Getting Closer To IPv6?
With the recent news that 6 of the 11 root DNS servers now have a native IPv6 address, there’s a feeling amongst some that we might finally be going down the road towards migrating to IPv6. It’s been talked about for years. I’ve been hearing doomsday predictions about the scarcity of the IPv4 address space for at least 15 years now. IPv4 has roughly a 4 billion IP address space–not excluding various blocks not usable by hosts– versus IPv6′s roughly 3.4x1038 IP address space.

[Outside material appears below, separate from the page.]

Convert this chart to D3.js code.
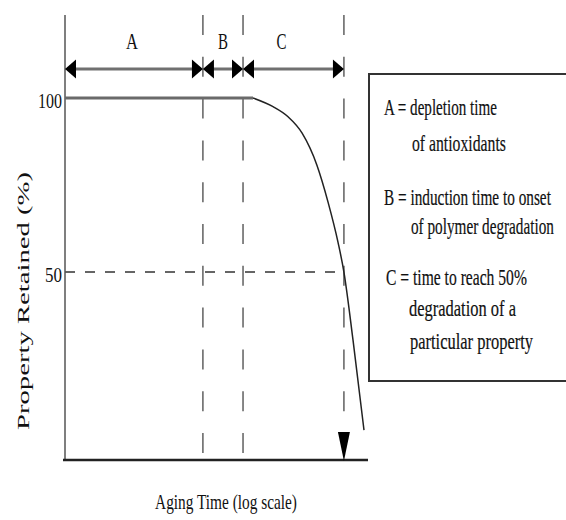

The Domain Name System, otherwise known as DNS, is a very important function on the Internet. Without it, people could not translate, say, phoneboy.com, into a usable IP address for a number of different services. If you were on an IPv6 network, you could still resolve DNS names, but packets would have to be sent out over an IPv4 network. Native IPv6 support means that DNS can now operate entirely over IPv6.
Aside from increased address space, IPv6 would essentially eliminate the need for address translation–within the IPv6 network anyway. Some sort of translation might be necessary to reach hosts still on IPv4 only–or for IPv4 hosts to reach IPv6 hosts. However, that would be the exception rather than the norm. Also, IPv6 supports proper point-to-point encryption as part of the standard.
While us geeks are looking forward to IPv6, there’s a lot of infrastructure still on IPv4, and likely will be for the foreseeable future. The process will likely take another decade or more. By then, most of our computers, routers, and networking equipment should be IPv6 ready. I hope.